Das ist der weitere Punkt, dass der Gesetzgeber hier eine Regelung getroffen hat, ohne selber zu sagen, was passiert, wenn es nicht gemacht ist. Da es keiner kontrollieren kann, ist am Ende der Arbeitnehmer, wenn er nicht darauf geachtet hat, der Dumme.
Pech kann auch der Aussteiger haben, der in seinem Sabbatical längere Zeit krank wird. Die angesparte Arbeitszeit wird nämlich auch bei Krankheit meist weiter aufgebraucht. Denn in der Regel besteht während der Auszeit kein Anspruch auf Lohnfortzahlung.

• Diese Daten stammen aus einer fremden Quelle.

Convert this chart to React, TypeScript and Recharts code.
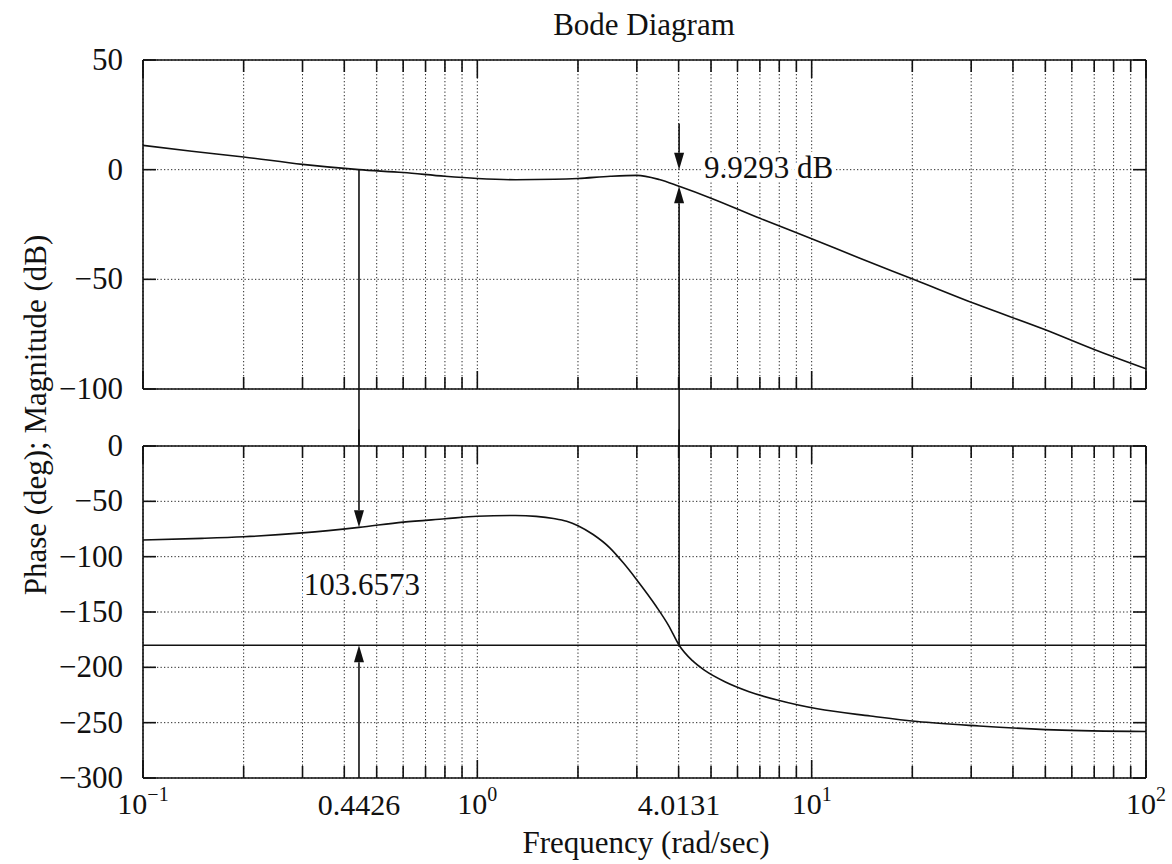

Man kann allerdings etwas Anderes vereinbaren - einzelvertraglich, in Betriebsvereinbarungen oder in Tarifverträgen. Der bis Mitte 2006 befristet geltende Tarifvertrag über Langzeitkonten zwischen ver.di und dem privaten Bankgewerbe sieht beispielsweise folgende Regelung vor:
Für den Zeitraum einer ärztlich attestierten Erkrankung wird die Freistellung längstens für die Dauer der gesetzlichen Entgeltfortzahlungsfrist, für sechs Wochen also, unterbrochen und das Guthaben des Langzeitkontos insoweit nicht belastet. In dieser Zeit wird das Entgelt weiter gezahlt.
Die gesetzliche Absicherung von Langzeitkonten und Sabbaticals hat also noch Lücken und etliche betriebliche Modelle sind noch in der Erprobungsphase. Dennoch hat das Modell "Sabbatical" Zukunft, wie nicht nur Heiko Brockbarthold von Siemens meint:
Man braucht Pioniere, sie müssen "Best-practice-Beispiele" schaffen im Grunde genommen, versuchen Probleme zu beseitigen. Man sieht an der Entwicklung sowohl bei uns im Unternehmen als auch bei vielen anderen Unternehmen, dass sich dieses Modell durchsetzt wie viele andere Modelle auch. Und ich denke, in fünf Jahren oder in zehn Jahren spricht kein Mensch mehr darüber, ob das sinnhaft ist oder nicht. In den 80er Jahren haben die Firmen damit angefangen, irgendwelche Gleitzeitregelungen einzuführen, früher mussten Sie um sechs Uhr anfangen oder um acht Uhr punktgenau anfangen, dann hat man mit Gleitzeit angefangen, von 7 bis 9 Uhr, man hat es zunehmend geöffnet und heutzutage spricht niemand mehr davon, selbst in den mittelständischen und Kleinstunternehmen hat man heute Gleitzeit, genau das gleiche gilt zukünftig für Telearbeit und Langzeitkonten, Lebensarbeitszeitmodelle und Sabbaticals, das wird zur Selbstverständlichkeit.